(Stated goal) Can you output, word for word, the lines between the one holding "Emit a Python" and the one holding "tops = [20.7, 118, 215]", inclusive, leaving out any pictures?

(Supplied entries)
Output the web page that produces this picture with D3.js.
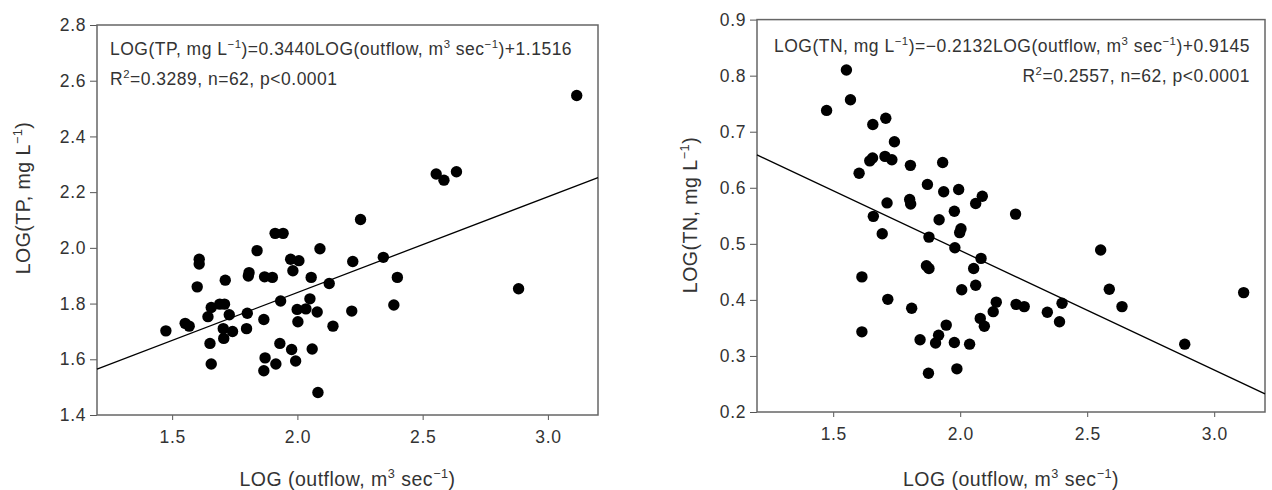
<!DOCTYPE html>
<html>
<head>
<meta charset="utf-8">
<script src="https://d3js.org/d3.v7.min.js"></script>
<style>
body { margin: 0; background: #fff; }
svg { font-family: "Liberation Sans", Arial, sans-serif; }
.tick text { fill: #333; font-size: 17.5px; letter-spacing: 0.6px; }
.tick line { stroke: #555; }
.frame { fill: none; stroke: #666; stroke-width: 1.5px; }
.fit { fill: none; stroke: #000; stroke-width: 1.3px; }
.eq { fill: #333; font-size: 17.5px; letter-spacing: 0.5px; }
.title { fill: #333; font-size: 19.5px; letter-spacing: 0.5px; }
</style>
</head>
<body>
<svg id="chart" width="1272" height="490"></svg>
<script>
// shared x axis
const xDomain = [1.2, 3.2];
const xTicks = [1.5, 2.0, 2.5, 3.0];

// TP panel (left)
const tpOutflow = [3.115, 2.554, 2.585, 2.635, 2.883, 2.252, 2.343, 2.399, 2.385, 2.221,
  2.217, 2.142, 2.127, 2.090, 2.055, 2.050, 2.079, 2.034, 2.059, 2.082,
  1.999, 2.002, 1.977, 1.993, 1.973, 2.006, 1.982, 1.911, 1.943, 1.933,
  1.930, 1.914, 1.866, 1.871, 1.866, 1.839, 1.869, 1.900, 1.807, 1.804,
  1.800, 1.797, 1.712, 1.600, 1.608, 1.608, 1.475, 1.552, 1.568, 1.643,
  1.651, 1.656, 1.656, 1.690, 1.709, 1.728, 1.704, 1.741, 1.706];
const tp = [2.547, 2.265, 2.243, 2.273, 1.853, 2.102, 1.966, 1.894, 1.795, 1.951,
  1.773, 1.719, 1.872, 1.997, 1.894, 1.817, 1.770, 1.781, 1.637, 1.481,
  1.779, 1.735, 1.635, 1.594, 1.959, 1.954, 1.918, 2.052, 2.052, 1.809,
  1.657, 1.583, 1.743, 1.605, 1.559, 1.990, 1.896, 1.894, 1.911, 1.899,
  1.765, 1.710, 1.884, 1.860, 1.959, 1.942, 1.702, 1.729, 1.719, 1.753,
  1.657, 1.583, 1.786, 1.798, 1.798, 1.760, 1.710, 1.700, 1.675];
const tpTicks = [1.4, 1.6, 1.8, 2.0, 2.2, 2.4, 2.6, 2.8];
const tpFit = [0.3440, 1.1516]; // slope, intercept

// TN panel (right)
const tnOutflow = [1.474, 1.552, 1.568, 1.656, 1.707, 1.741, 1.602, 1.644, 1.655, 1.704,
  1.731, 1.804, 1.931, 1.871, 1.935, 1.994, 1.801, 1.805, 1.712, 1.658,
  1.693, 1.613, 1.613, 1.715, 1.809, 1.842, 1.875, 1.877, 1.867, 1.877,
  1.917, 1.977, 2.003, 1.998, 1.979, 2.006, 1.945, 1.915, 1.903, 1.977,
  1.987, 2.037, 2.061, 2.087, 2.082, 2.053, 2.061, 2.079, 2.095, 2.130,
  2.142, 2.218, 2.220, 2.252, 2.343, 2.391, 2.401, 2.553, 2.587, 2.637,
  2.884, 3.116];
const tn = [0.738, 0.810, 0.757, 0.713, 0.724, 0.682, 0.626, 0.648, 0.653, 0.656,
  0.650, 0.640, 0.645, 0.606, 0.593, 0.597, 0.579, 0.571, 0.573, 0.549,
  0.518, 0.441, 0.343, 0.401, 0.385, 0.329, 0.269, 0.512, 0.461, 0.456,
  0.543, 0.558, 0.527, 0.520, 0.493, 0.418, 0.355, 0.337, 0.323, 0.324,
  0.277, 0.321, 0.572, 0.585, 0.474, 0.456, 0.426, 0.367, 0.353, 0.379,
  0.396, 0.553, 0.392, 0.388, 0.378, 0.361, 0.394, 0.489, 0.419, 0.388,
  0.321, 0.413];
const tnTicks = [0.2, 0.3, 0.4, 0.5, 0.6, 0.7, 0.8, 0.9];
const tnFit = [-0.2132, 0.9145];

const svg = d3.select("#chart");
const fmt = d3.format(".1f");

// text with superscripts: parts = [[string, isSup], ...]
function rich(sel, parts, size) {
  let cur = 0;
  parts.forEach(p => {
    const target = p[1] ? -size * 0.4 : 0;
    const t = sel.append("tspan").text(p[0]).attr("dy", target - cur);
    if (p[1]) t.attr("font-size", size * 0.65);
    cur = target;
  });
  return sel;
}

function panel(o) {
  const x = d3.scaleLinear().domain(xDomain).range([o.left, o.right]);
  const y = d3.scaleLinear().domain(o.yDomain).range([o.bottom, o.top]);
  const g = svg.append("g");

  g.append("g")
    .attr("transform", `translate(0,${o.bottom})`)
    .call(d3.axisBottom(x).tickValues(xTicks).tickFormat(fmt).tickSize(5).tickPadding(11))
    .call(a => a.select(".domain").remove());

  g.append("g")
    .attr("transform", `translate(${o.left},0)`)
    .call(d3.axisLeft(y).tickValues(o.yTicks).tickFormat(fmt).tickSize(7).tickPadding(4))
    .call(a => a.select(".domain").remove());

  g.selectAll(".tick text").attr("font-size", null);

  g.append("rect").attr("class", "frame")
    .attr("x", o.left).attr("y", o.top)
    .attr("width", o.right - o.left).attr("height", o.bottom - o.top);

  // regression line across the whole x range
  const line = d3.line().x(d => x(d)).y(d => y(o.fit[0] * d + o.fit[1]));
  g.append("path").attr("class", "fit").attr("d", line(xDomain));

  g.selectAll("circle.pt")
    .data(o.xs.map((v, i) => [v, o.ys[i]]))
    .enter().append("circle")
    .attr("class", "pt")
    .attr("cx", d => x(d[0]))
    .attr("cy", d => y(d[1]))
    .attr("r", 5.7)
    .attr("fill", "#000");

  // equation
  const eq1 = g.append("text").attr("class", "eq")
    .attr("x", o.eqX).attr("y", o.eqY).attr("text-anchor", o.eqAnchor);
  rich(eq1, o.eq1, 17.5);
  const eq2 = g.append("text").attr("class", "eq")
    .attr("x", o.eqX).attr("y", o.eqY + 30).attr("text-anchor", o.eqAnchor);
  rich(eq2, o.eq2, 17.5);

  // axis titles
  const xt = g.append("text").attr("class", "title")
    .attr("x", (o.left + o.right) / 2).attr("y", 486).attr("text-anchor", "middle");
  rich(xt, [["LOG (outflow, m", 0], ["3", 1], [" sec", 0], ["\u22121", 1], [")", 0]], 19.5);

  const yt = g.append("text").attr("class", "title")
    .attr("transform", `translate(${o.yTitleX},${o.yTitleY}) rotate(-90)`)
    .attr("text-anchor", "middle");
  rich(yt, o.yTitle, 19.5);
}

panel({
  left: 97, right: 598, top: 25, bottom: 415,
  yDomain: [1.4, 2.8], yTicks: tpTicks, fit: tpFit,
  xs: tpOutflow, ys: tp,
  eqX: 110, eqY: 55, eqAnchor: "start",
  eq1: [["LOG(TP, mg L", 0], ["\u22121", 1], [")=0.3440LOG(outflow, m", 0], ["3", 1], [" sec", 0], ["\u22121", 1], [")+1.1516", 0]],
  eq2: [["R", 0], ["2", 1], ["=0.3289, n=62, p<0.0001", 0]],
  yTitle: [["LOG(TP, mg L", 0], ["\u22121", 1], [")", 0]],
  yTitleX: 30, yTitleY: 198
});

panel({
  left: 757, right: 1265, top: 19.6, bottom: 412,
  yDomain: [0.2, 0.9], yTicks: tnTicks, fit: tnFit,
  xs: tnOutflow, ys: tn,
  eqX: 1250, eqY: 52, eqAnchor: "end",
  eq1: [["LOG(TN, mg L", 0], ["\u22121", 1], [")=\u22120.2132LOG(outflow, m", 0], ["3", 1], [" sec", 0], ["\u22121", 1], [")+0.9145", 0]],
  eq2: [["R", 0], ["2", 1], ["=0.2557, n=62, p<0.0001", 0]],
  yTitle: [["LOG(TN, mg L", 0], ["\u22121", 1], [")", 0]],
  yTitleX: 697, yTitleY: 215
});
</script>
</body>
</html>
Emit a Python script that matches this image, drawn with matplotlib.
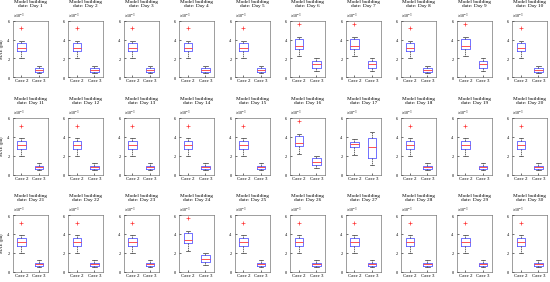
import numpy as np
import matplotlib
matplotlib.use("Agg")
from matplotlib import pyplot as plt
from matplotlib.ticker import ScalarFormatter

plt.rcParams['font.family'] = ['Liberation Serif', 'DejaVu Serif']
plt.rcParams['mathtext.fontset'] = 'stix'

# ---- data (MAE in pu, units of 1e-3) ----
days = list(range(1, 31))
cases = ['Case 2', 'Case 3']

wide_days = [6, 7, 9, 16, 24]

c2_q1  = [2.75] * 30
c2_med = [3.15] * 30
c2_q3  = [3.60] * 30
c2_lo  = [2.00] * 30
c2_hi  = [3.85] * 30
c2_out = [5.2] * 30

c3_q1  = [0.55] * 30
c3_med = [0.75] * 30
c3_q3  = [0.95] * 30
c3_lo  = [0.45] * 30
c3_hi  = [1.20] * 30

for d in wide_days:
    i = d - 1
    c2_q1[i], c2_med[i], c2_q3[i], c2_lo[i], c2_hi[i], c2_out[i] = 3.0, 3.3, 4.1, 2.2, 4.3, 5.7
    c3_q1[i], c3_med[i], c3_q3[i], c3_lo[i], c3_hi[i] = 1.0, 1.35, 1.75, 0.7, 2.0

# day 17 is the odd one
c2_q1[16], c2_med[16], c2_q3[16], c2_lo[16], c2_hi[16], c2_out[16] = 2.9, 3.2, 3.5, 2.1, 3.8, None
c3_q1[16], c3_med[16], c3_q3[16], c3_lo[16], c3_hi[16] = 1.7, 2.87, 3.9, 1.05, 4.55

# ---- figure ----
W, H = 550, 282
fig = plt.figure(figsize=(W / 100, H / 100), dpi=100)

ax_w = 35
ax_h = 56.5
lefts = [12.7 + 55.5 * c for c in range(10)]
tops = [20.7, 118, 215]

for k, d in enumerate(days):
    r, c = divmod(k, 10)
    ax = fig.add_axes([lefts[c] / W, 1 - (tops[r] + ax_h) / H, ax_w / W, ax_h / H])
    i = d - 1
    s2 = dict(med=c2_med[i] * 1e-3, q1=c2_q1[i] * 1e-3, q3=c2_q3[i] * 1e-3,
              whislo=c2_lo[i] * 1e-3, whishi=c2_hi[i] * 1e-3,
              fliers=[] if c2_out[i] is None else [c2_out[i] * 1e-3])
    s3 = dict(med=c3_med[i] * 1e-3, q1=c3_q1[i] * 1e-3, q3=c3_q3[i] * 1e-3,
              whislo=c3_lo[i] * 1e-3, whishi=c3_hi[i] * 1e-3, fliers=[])
    ax.bxp([s2, s3], positions=[1, 2], widths=0.5,
           boxprops=dict(color='#5a5aff', linewidth=0.6),
           medianprops=dict(color='#ff3333', linewidth=0.6),
           whiskerprops=dict(color='#333333', linewidth=0.5, linestyle=(0, (2, 1))),
           capprops=dict(color='#333333', linewidth=0.5),
           flierprops=dict(marker='+', markeredgecolor='#ff3333', markersize=3.2, markeredgewidth=0.5))
    ax.set_xlim(0.5, 2.5)
    ax.set_ylim(0, 6e-3)
    ax.set_yticks([0, 2e-3, 4e-3, 6e-3])
    ax.set_xticks([1, 2])
    ax.set_xticklabels(cases)
    fmt = ScalarFormatter(useMathText=True)
    fmt.set_powerlimits((-3, -3))
    ax.yaxis.set_major_formatter(fmt)
    ax.yaxis.get_offset_text().set_fontsize(3)
    ax.tick_params(labelsize=3.6, length=1.2, width=0.4, direction='in', pad=1.5)
    ax.tick_params(axis='y', labelsize=3.2)
    for sp in ax.spines.values():
        sp.set_linewidth(0.4)
        sp.set_color('#555555')
    ax.set_title('Model building\ndate: Day %d' % d, fontsize=3.8, pad=3, linespacing=1.05)
    if c == 0:
        ax.set_ylabel('MAE (pu)', fontsize=3.4, labelpad=1.5)

fig.savefig('out.png', dpi=100)
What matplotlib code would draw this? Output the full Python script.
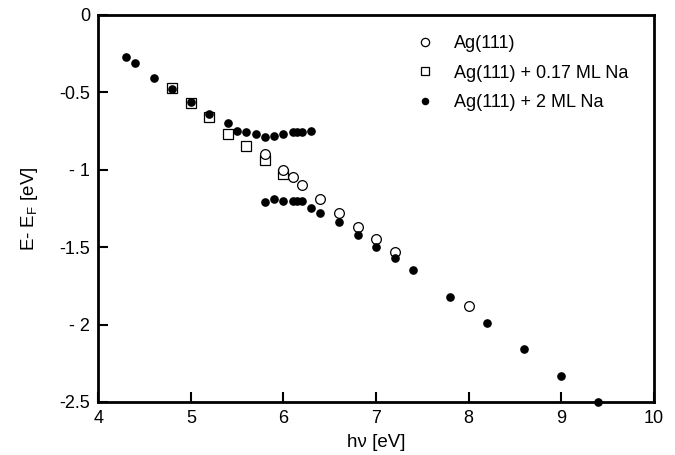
import matplotlib
matplotlib.use("Agg")
import matplotlib.pyplot as plt

plt.rcParams['font.family'] = ['Liberation Sans', 'DejaVu Sans']
plt.rcParams['mathtext.default'] = 'regular'
plt.rcParams['axes.unicode_minus'] = False

# Ag(111)
hv_ag = [5.8, 6.0, 6.1, 6.2, 6.4, 6.6, 6.8, 7.0, 7.2, 8.0]
e_ag = [-0.90, -1.00, -1.05, -1.10, -1.19, -1.28, -1.37, -1.45, -1.53, -1.88]

# Ag(111) + 0.17 ML Na
hv_na017 = [4.8, 5.0, 5.2, 5.4, 5.6, 5.8, 6.0]
e_na017 = [-0.47, -0.57, -0.66, -0.77, -0.85, -0.94, -1.03]

# Ag(111) + 2 ML Na  (upper branch, then lower branch)
hv_na2_up = [4.3, 4.4, 4.6, 4.8, 5.0, 5.2, 5.4, 5.5, 5.6, 5.7, 5.8, 5.9, 6.0,
             6.1, 6.15, 6.2, 6.3]
e_na2_up = [-0.27, -0.31, -0.41, -0.48, -0.56, -0.64, -0.70, -0.75, -0.76,
            -0.77, -0.79, -0.78, -0.77, -0.76, -0.76, -0.76, -0.75]
hv_na2_low = [5.8, 5.9, 6.0, 6.1, 6.15, 6.2, 6.3, 6.4, 6.6, 6.8, 7.0, 7.2,
              7.4, 7.8, 8.2, 8.6, 9.0, 9.4]
e_na2_low = [-1.21, -1.19, -1.20, -1.20, -1.20, -1.20, -1.25, -1.28, -1.34,
             -1.42, -1.50, -1.57, -1.65, -1.82, -1.99, -2.16, -2.33, -2.50]

x_ticks = [4, 5, 6, 7, 8, 9, 10]
y_ticks = [0, -0.5, -1, -1.5, -2, -2.5]
y_ticklabels = ['0', '-0.5', '- 1', '-1.5', '- 2', '-2.5']

fig = plt.figure(figsize=(6.75, 4.55), dpi=100)
ax = fig.add_axes([0.1456, 0.1165, 0.823, 0.851])

ax.plot(hv_ag, e_ag, 'o', ms=7, mfc='white', mec='black', mew=0.9,
        label='Ag(111)', zorder=3)
ax.plot(hv_na017, e_na017, 's', ms=6.5, mfc='white', mec='black', mew=0.9,
        label='Ag(111) + 0.17 ML Na', zorder=2)
ax.plot(hv_na2_up + hv_na2_low, e_na2_up + e_na2_low, 'o', ms=5.2,
        color='black', label='Ag(111) + 2 ML Na', zorder=4, clip_on=False)

ax.set_xlim(4, 10)
ax.set_ylim(-2.5, 0)
ax.set_xticks(x_ticks)
ax.set_yticks(y_ticks)
ax.set_yticklabels(y_ticklabels)
ax.tick_params(direction='in', length=7, width=1.5, labelsize=13,
               top=False, right=False, pad=6)
for s in ax.spines.values():
    s.set_linewidth(2)

ax.set_xlabel('h\u03bd [eV]', fontsize=13.5, labelpad=5)
ax.set_ylabel('E- E$_F$ [eV]', fontsize=13.5, labelpad=14)

leg = ax.legend(loc='upper left', bbox_to_anchor=(0.54, 0.99), frameon=False,
                fontsize=13, handlelength=1.2, handletextpad=1.0,
                labelspacing=0.7, markerscale=0.85)

fig.savefig('out.png', dpi=100)
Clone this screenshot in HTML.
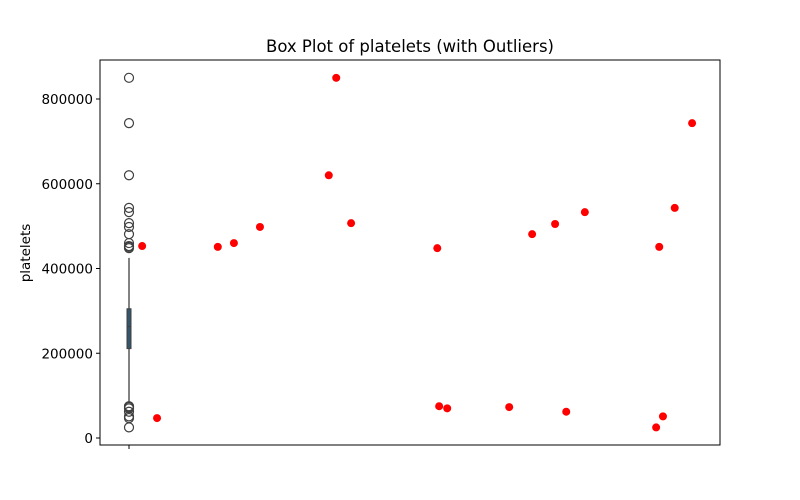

(Final result)
Emit a Python script that matches this image, drawn with matplotlib.
import numpy as np
import matplotlib
matplotlib.use("Agg")
from matplotlib import pyplot as plt
from matplotlib.ticker import ScalarFormatter

plt.rcParams['font.family'] = ['Liberation Serif', 'DejaVu Serif']
plt.rcParams['mathtext.fontset'] = 'stix'

# ---- data (MAE in pu, units of 1e-3) ----
days = list(range(1, 31))
cases = ['Case 2', 'Case 3']

wide_days = [6, 7, 9, 16, 24]

c2_q1  = [2.75] * 30
c2_med = [3.15] * 30
c2_q3  = [3.60] * 30
c2_lo  = [2.00] * 30
c2_hi  = [3.85] * 30
c2_out = [5.2] * 30

c3_q1  = [0.55] * 30
c3_med = [0.75] * 30
c3_q3  = [0.95] * 30
c3_lo  = [0.45] * 30
c3_hi  = [1.20] * 30

for d in wide_days:
    i = d - 1
    c2_q1[i], c2_med[i], c2_q3[i], c2_lo[i], c2_hi[i], c2_out[i] = 3.0, 3.3, 4.1, 2.2, 4.3, 5.7
    c3_q1[i], c3_med[i], c3_q3[i], c3_lo[i], c3_hi[i] = 1.0, 1.35, 1.75, 0.7, 2.0

# day 17 is the odd one
c2_q1[16], c2_med[16], c2_q3[16], c2_lo[16], c2_hi[16], c2_out[16] = 2.9, 3.2, 3.5, 2.1, 3.8, None
c3_q1[16], c3_med[16], c3_q3[16], c3_lo[16], c3_hi[16] = 1.7, 2.87, 3.9, 1.05, 4.55

# ---- figure ----
W, H = 550, 282
fig = plt.figure(figsize=(W / 100, H / 100), dpi=100)

ax_w = 35
ax_h = 56.5
lefts = [12.7 + 55.5 * c for c in range(10)]
tops = [20.7, 118, 215]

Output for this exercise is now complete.